Return the count of lines that hold the string "chart", with no other words.

• _Data shown_:
____________
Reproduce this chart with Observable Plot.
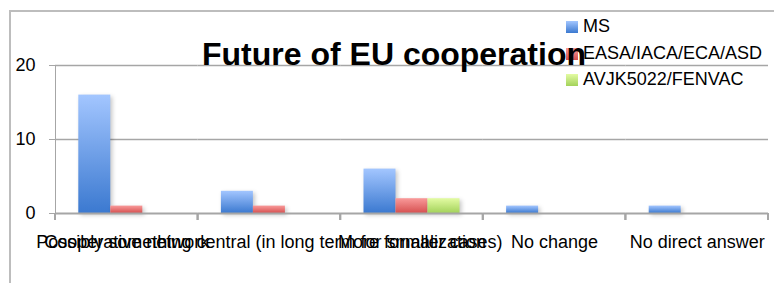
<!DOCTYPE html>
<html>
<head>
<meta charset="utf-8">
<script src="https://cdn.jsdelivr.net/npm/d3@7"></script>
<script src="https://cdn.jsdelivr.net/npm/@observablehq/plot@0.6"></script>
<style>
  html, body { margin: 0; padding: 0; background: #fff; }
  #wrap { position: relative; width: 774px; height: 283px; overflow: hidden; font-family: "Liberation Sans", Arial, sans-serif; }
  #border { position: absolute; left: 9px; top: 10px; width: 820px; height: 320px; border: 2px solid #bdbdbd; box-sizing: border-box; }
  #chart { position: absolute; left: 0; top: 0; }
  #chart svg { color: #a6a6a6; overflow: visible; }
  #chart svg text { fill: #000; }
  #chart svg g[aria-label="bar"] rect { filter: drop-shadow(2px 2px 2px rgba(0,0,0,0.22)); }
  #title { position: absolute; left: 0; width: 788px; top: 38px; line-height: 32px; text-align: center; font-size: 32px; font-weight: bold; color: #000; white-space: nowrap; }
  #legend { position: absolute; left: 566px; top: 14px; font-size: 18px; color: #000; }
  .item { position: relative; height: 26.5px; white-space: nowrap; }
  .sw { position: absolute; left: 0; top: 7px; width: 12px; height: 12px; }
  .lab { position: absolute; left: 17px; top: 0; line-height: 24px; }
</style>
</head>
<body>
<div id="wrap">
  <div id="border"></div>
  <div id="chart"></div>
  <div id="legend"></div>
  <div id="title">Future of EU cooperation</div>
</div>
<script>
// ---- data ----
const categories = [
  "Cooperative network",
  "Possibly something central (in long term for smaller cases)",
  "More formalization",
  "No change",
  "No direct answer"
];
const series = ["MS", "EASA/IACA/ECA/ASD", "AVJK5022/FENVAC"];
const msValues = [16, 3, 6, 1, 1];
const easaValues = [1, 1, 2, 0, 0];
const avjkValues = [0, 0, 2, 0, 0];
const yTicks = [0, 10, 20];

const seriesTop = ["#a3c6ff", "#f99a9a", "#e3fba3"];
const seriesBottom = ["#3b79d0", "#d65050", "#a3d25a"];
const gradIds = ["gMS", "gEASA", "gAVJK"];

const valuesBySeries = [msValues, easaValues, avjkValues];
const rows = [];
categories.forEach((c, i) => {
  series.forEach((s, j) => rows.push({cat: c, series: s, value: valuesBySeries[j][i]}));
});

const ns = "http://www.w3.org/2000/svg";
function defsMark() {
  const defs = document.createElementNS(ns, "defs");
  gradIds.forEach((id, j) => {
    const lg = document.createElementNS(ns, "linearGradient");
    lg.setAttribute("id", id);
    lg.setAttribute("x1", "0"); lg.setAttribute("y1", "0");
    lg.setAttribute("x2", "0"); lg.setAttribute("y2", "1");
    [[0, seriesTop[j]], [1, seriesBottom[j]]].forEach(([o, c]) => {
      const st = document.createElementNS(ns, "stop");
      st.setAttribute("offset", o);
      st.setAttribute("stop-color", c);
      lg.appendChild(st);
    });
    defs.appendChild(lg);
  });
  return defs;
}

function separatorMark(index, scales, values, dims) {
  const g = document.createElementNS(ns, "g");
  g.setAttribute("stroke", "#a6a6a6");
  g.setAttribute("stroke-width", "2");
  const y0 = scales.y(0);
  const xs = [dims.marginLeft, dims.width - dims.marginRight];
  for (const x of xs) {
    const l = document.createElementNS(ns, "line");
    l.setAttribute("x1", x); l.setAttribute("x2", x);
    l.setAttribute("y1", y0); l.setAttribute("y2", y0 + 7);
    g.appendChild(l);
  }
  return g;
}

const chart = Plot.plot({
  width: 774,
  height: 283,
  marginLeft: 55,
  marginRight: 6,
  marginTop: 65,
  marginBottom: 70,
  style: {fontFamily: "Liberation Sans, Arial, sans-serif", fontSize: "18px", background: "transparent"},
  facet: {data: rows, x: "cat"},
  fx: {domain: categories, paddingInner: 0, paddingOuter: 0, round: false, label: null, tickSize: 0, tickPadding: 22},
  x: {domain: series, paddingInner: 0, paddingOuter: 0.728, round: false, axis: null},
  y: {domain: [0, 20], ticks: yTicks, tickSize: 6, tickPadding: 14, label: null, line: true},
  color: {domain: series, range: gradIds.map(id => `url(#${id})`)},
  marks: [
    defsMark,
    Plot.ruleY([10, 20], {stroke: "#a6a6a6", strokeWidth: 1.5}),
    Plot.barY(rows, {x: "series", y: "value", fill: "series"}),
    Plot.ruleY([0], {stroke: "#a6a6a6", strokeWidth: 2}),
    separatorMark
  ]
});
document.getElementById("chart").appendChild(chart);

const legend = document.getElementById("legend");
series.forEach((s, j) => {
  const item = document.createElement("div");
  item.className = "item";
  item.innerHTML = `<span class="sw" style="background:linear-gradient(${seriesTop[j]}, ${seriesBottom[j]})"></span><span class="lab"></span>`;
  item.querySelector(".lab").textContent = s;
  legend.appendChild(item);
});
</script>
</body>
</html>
____________
• _Correct output_:
8